The forest of the outcast lepers

Vilyuisk is still in an area of primeval forests, swamps and marshlands, and even today, travelling through the area in a well equipped four wheel drive truck is still regarded as no easy feat. A far greater challenge would have been to push through the forest on horse back as Marsden was required to do on her search of the outcast lepers. A 100 years ago there were no roads or footpaths to facilitate the journey. 

In an effort to help the expedition get to the most distant of the lepers' yurts, the local Yakut people allegedly traveled ahead of Marsden in order to first break through the forest and create a path by laying logs for more than 1000 miles, through the thick forest and across the marshes.

Not only did she report this to be her first time on a horse, the terrain underfoot was neither flat or solid and she writes of the horses constantly stumbling on roots and logs along the way.

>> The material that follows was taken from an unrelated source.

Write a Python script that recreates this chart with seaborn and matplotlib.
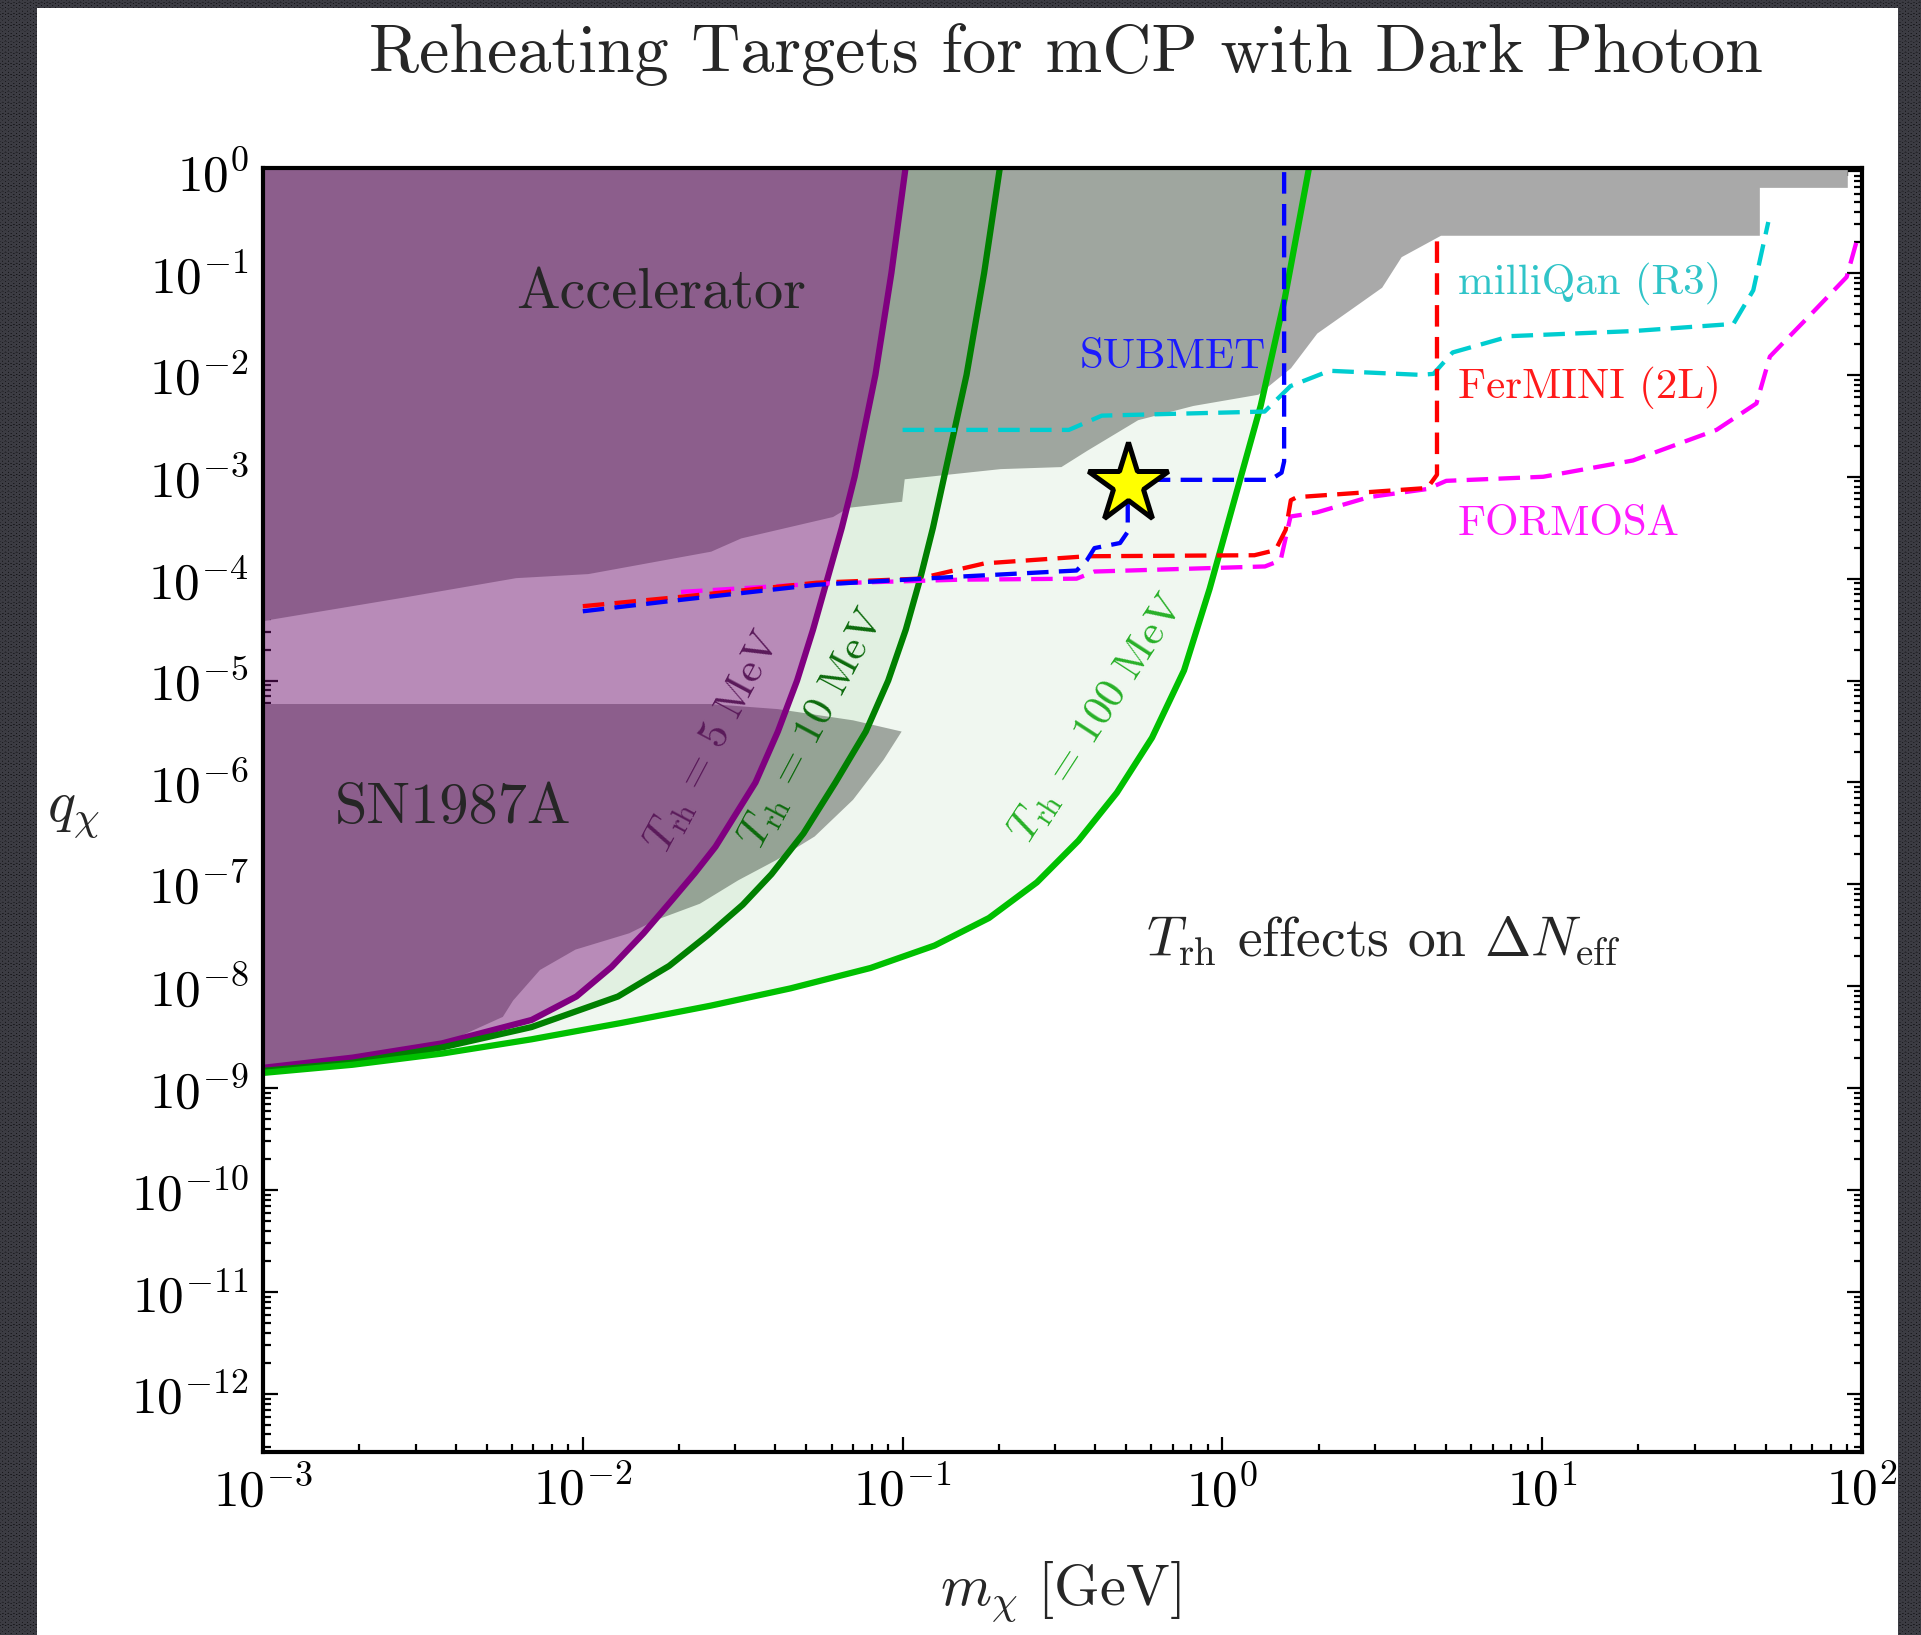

After spending a day in the forest I could understand this. 

I could also understand the uncomfortable experience she encountered with the Russian insects.

We were invited on a 'employee's day out' into the forest to pick berries. went picking what the Russian's called a brushnika berry, or, what is known in English as a lingon berry, about an hours drive from Vilyuisk. Traipsing out into the forrest I found the entire floor, spongy and spring loaded due to the lichens and moss that covered the ground like a spongy carpet, hiding fallen logs and tree roots. The lingon berry bushes grew low, covering the ground we walked on. I am no expert horse rider but, even from my limited experience, I knew that this unstable ground would only lend its self to slow travel.

It was August and the berries were ripe and pleantiful (or so I thought but I learned from the complaints of the local berry pickers that it was a bad year – hardly any berries – according to their standards). It was the end of their summer. In a month snow would begin to fall, but the insects were still terrible. I wore a mosquito hat and everyone had covered up with long sleeves and trousers despite the heat. Even so, by the end of the day our hands were itchy with bits, along with any areas of skin that had become exposed throughout the day. I suspect they even bit throuhg my jeans as I had some nice red marks on my legs when I returned home. One woman had such a reaction to the insects that she had to leave - she was lucky enough to flag down a car and get a ride back to Vilyuisk. Her face began to swell up and her eyes were so puffy she could hardly see - she too wore a mosquito net across her face. Marsden reported a similar reaction.
'The insects are much worse in June! Can you imagine what it is like then if you think this is bad now!' Uliana told me. June was the month that Marsen began her travels through the forest. And she didn't have the benefit of returning home to an insect free bed and soothing bath at the end of the day.

There were reports that the insects were so bad that a deer lay down and died, so bad were the insect swarms around it that it suffocated.